Most router brands encourage you to set up a password for the guest network during initial setup. A simple password is deterrent enough for most bad actors so long as it isn't the default. Default combinations fall quickly when brute-forced, so you're looking for something easy to remember and secure. Alternatively, you can set up a secure password and only hand out QR codes to visitors wishing to connect. This way, only your Wi-Fi SSID that's already on the airwaves is revealed and connecting is as convenient as an open network too. Some routers include an option for a configurable portal page where guests must enter information to connect. This can help small businesses look more professional.
If your guest network is improperly isolated from your primary, a hacker could use the open guest network as a stepping stone to access your personal files, smart home devices, and other sensitive data. An unprotected guest network is also a prime target for man-in-the-middle attacks, where a malicious actor intercepts the communication between a user and the internet. Sure, an HTTPS transmission encrypts important info before it leaves your computer or smartphone, but an open file server or open router port would be a goldmine for bad actors.
Attacks may piggyback on your connection to slow down your internet speeds to launching cyberattacks from your IP address, which will land you in hot water with law enforcement. Setting up a password isn't a bulletproof solution, but is deterrent enough to be considered basic Wi-Fi hygiene.
Not defining a bandwidth cap
Choke everyone's connection and foot the bill too

Speaking of speed, another common oversight is to neglect settings for the allocated bandwidth. As I mentioned earlier, a guest network is an isolated fork of your primary broadband connection, created by the router. Without a limit on how much bandwidth each guest device can consume, a few data-hungry visitors can quickly monopolize your entire internet connection, leaving you with a laggy, frustrating experience on personal devices. I've found teenagers downloading movies and massive game files, and neighbors secretly using my network. While the bandwidth implications and financial dent on a limited ISP plan are temporary, the legal risk from pirating content on an unprotected IP address is far greater.
Most modern routers allow you to set bandwidth limits for your guest network, and with a reasonable cap, your guests will be none the wiser while your personal devices operate unaffected.

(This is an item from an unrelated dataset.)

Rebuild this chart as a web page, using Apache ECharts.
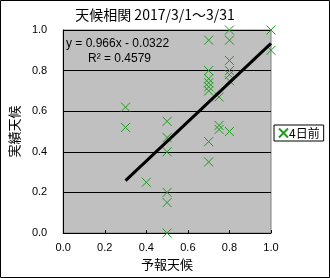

You could also relegate all guests to the slower 2.4GHz band while your personal gadgets remain prioritized on the faster 5GHz band. It’s a simple way to maintain a fair and balanced internet experience for everyone. You can also use this feature to prioritize traffic on your primary network, ensuring that your own devices always have the bandwidth they need for important tasks.
Limit the number of connected devices
Nip connection throttling in the bud
Having more guests over than a modern router can serve is nearly impossible with liberal limits on the number of simultaneous clients. However, each connected device consumes a portion of your router’s resources, and they add up quickly. Setting up a low ceiling for this is highly advisable because guest networks isolate peer connections by default. Good routers additionally have toggles for allowing guest clients to connect with each-other on your Wi-Fi, which could be useful when you're casting a video to a TV, for instance.
Some experts recommend permanently connecting untrustworthy devices, including smart home gear, to your guest network in order to protect your primary Wi-Fi network. This might seem excessive or unfeasible if your devices need to share the same SSID for controls, but running such a setup in a modern smart home quickly takes its toll on an older router. By setting a limit on the number of connected devices, you can prevent your guest network from becoming a free-for-all that drags down your entire internet connection. It’s another layer of security that can help you keep your network under control.
Smart devices might still have full network access
Asking for trouble

Continuing the prior advice, if you'd rather have shady IoT devices that never get updates on the guest network, while your banking or personal data continues on the home Wi-Fi, another risk lurks. You see, it is easy to conflate an IoT network or guest Wi-Fi from a modern router with conventional VLAN that isolates devices connected to it from the main network. Since guest Wi-Fi is a mere use-case for a VLAN, just setting up a guest Wi-Fi is no guarantee the connection is isolated from your home network. For instance, some Netgear Orbi routers don't isolate Guest Network clients from the main and some TP-Link routers don't fully isolate their IoT SSIDs.
This may be okay if you want your smart home devices like a smart TV or speaker shared with your guest , but sensitive devices are better off tethered to a separate router, or a dedicated VLAN that promises isolation in case smart devices fall prey to attacks.
It’s a terrifying thought, and it’s a risk that’s simply not worth taking. You should turn off discoverability for these devices once they latch on to the secondary Wi-Fi, and it should give you two-fold protection from visitors controlling said devices as well as bad actors barging into your personal home network after commandeering a vulnerable IoT gadget. All your smart home gear can still communicate with the internet and your primary command center that uses the main Wi-Fi. With these precautions, your smart home should remain a private sanctuary where everything still works as intended, and guests don't mess it up.
Mistrust and safety are different things
Setting up guest Wi-Fi isn't as inhospitable as it is about ensuring the security of your main Wi-Fi network. It's an additional step that keeps your network and devices isolated from the callous browsing habits of others, and the tendency of rogue IoT devices connecting to obscure servers you don't trust fully. If it helps your image, you can entirely hide the SSIDs for your home network or IoT VLAN once everything is connected to it. Thinking of the guest Wi-Fi as a home network and the main one as a secret Wi-Fi takes the offensive down a notch when visitors connect.
Alternatively, if router firmware makes the guest network easy to toggle, you can switch it on only when needed. Guest networks need not be permanent, but when you use them, please sidestep these common pitfalls.